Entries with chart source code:
=-=-=

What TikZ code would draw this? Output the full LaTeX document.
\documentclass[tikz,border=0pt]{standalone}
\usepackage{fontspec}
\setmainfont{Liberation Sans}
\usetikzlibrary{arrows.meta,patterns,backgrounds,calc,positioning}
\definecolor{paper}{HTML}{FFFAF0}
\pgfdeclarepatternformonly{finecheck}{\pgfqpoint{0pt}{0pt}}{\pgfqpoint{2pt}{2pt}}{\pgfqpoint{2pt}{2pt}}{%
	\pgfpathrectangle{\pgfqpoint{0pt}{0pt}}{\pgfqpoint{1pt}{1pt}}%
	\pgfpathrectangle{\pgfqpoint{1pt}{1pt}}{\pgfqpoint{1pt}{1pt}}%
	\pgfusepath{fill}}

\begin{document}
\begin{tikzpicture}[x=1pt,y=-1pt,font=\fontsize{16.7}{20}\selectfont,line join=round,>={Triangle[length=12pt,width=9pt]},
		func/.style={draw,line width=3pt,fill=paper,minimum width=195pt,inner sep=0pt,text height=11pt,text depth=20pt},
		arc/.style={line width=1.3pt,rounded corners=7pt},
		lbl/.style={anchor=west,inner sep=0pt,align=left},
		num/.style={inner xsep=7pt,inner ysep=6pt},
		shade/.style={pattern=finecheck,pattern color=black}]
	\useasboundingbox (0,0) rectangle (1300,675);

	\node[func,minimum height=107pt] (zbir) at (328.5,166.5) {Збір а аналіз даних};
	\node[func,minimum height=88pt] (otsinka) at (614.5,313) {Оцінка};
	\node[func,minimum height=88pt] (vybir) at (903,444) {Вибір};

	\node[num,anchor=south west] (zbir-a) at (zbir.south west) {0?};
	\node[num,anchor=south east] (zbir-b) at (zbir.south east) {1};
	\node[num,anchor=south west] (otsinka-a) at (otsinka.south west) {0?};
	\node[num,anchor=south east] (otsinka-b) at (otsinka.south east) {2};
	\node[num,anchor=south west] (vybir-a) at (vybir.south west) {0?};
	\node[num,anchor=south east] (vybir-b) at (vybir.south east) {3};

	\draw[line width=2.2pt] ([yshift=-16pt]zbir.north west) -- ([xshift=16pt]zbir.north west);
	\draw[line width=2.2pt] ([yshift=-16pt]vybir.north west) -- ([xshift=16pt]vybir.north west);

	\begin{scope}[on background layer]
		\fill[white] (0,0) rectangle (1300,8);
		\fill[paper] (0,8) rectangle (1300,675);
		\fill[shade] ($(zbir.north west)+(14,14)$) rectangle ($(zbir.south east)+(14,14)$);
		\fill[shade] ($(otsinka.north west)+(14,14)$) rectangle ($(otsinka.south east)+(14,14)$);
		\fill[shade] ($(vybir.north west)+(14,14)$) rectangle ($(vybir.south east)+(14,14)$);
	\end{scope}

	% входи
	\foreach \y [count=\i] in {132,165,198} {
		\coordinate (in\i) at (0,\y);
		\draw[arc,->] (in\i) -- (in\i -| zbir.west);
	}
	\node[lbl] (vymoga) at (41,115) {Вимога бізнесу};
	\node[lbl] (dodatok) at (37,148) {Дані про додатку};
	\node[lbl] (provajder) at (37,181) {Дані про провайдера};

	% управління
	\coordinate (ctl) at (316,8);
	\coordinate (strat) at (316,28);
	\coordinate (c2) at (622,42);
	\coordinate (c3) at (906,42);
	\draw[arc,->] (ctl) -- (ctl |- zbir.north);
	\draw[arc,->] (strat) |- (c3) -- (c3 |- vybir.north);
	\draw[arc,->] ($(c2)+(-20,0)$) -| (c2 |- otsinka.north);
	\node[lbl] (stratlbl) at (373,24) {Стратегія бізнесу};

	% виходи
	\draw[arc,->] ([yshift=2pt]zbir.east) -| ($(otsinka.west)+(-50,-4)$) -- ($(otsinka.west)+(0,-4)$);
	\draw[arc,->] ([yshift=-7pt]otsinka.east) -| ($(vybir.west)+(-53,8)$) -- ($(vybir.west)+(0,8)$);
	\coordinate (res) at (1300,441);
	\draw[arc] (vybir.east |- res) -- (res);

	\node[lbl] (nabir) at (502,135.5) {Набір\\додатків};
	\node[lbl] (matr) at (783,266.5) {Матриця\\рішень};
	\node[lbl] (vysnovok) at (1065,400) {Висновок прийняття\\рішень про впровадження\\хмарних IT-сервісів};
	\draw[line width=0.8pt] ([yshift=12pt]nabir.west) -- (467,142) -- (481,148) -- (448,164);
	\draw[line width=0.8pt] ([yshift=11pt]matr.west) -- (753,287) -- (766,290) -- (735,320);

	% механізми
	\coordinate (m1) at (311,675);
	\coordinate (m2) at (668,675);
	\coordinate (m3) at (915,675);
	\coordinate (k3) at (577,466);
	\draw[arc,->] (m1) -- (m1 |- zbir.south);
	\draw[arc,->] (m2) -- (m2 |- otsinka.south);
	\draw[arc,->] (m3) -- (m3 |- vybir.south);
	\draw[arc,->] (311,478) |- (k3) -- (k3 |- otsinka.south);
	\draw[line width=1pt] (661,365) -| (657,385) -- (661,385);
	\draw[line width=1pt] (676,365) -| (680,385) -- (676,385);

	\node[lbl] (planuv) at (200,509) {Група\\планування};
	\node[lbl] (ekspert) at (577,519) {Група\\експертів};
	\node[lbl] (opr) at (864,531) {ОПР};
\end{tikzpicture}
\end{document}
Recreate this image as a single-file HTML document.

=-=-=

[PROMPT]
Which lines hold the word "HTML"? Return all of them from the records above.

[THE SOLUTION]
\definecolor{paper}{HTML}{FFFAF0}
Recreate this image as a single-file HTML document.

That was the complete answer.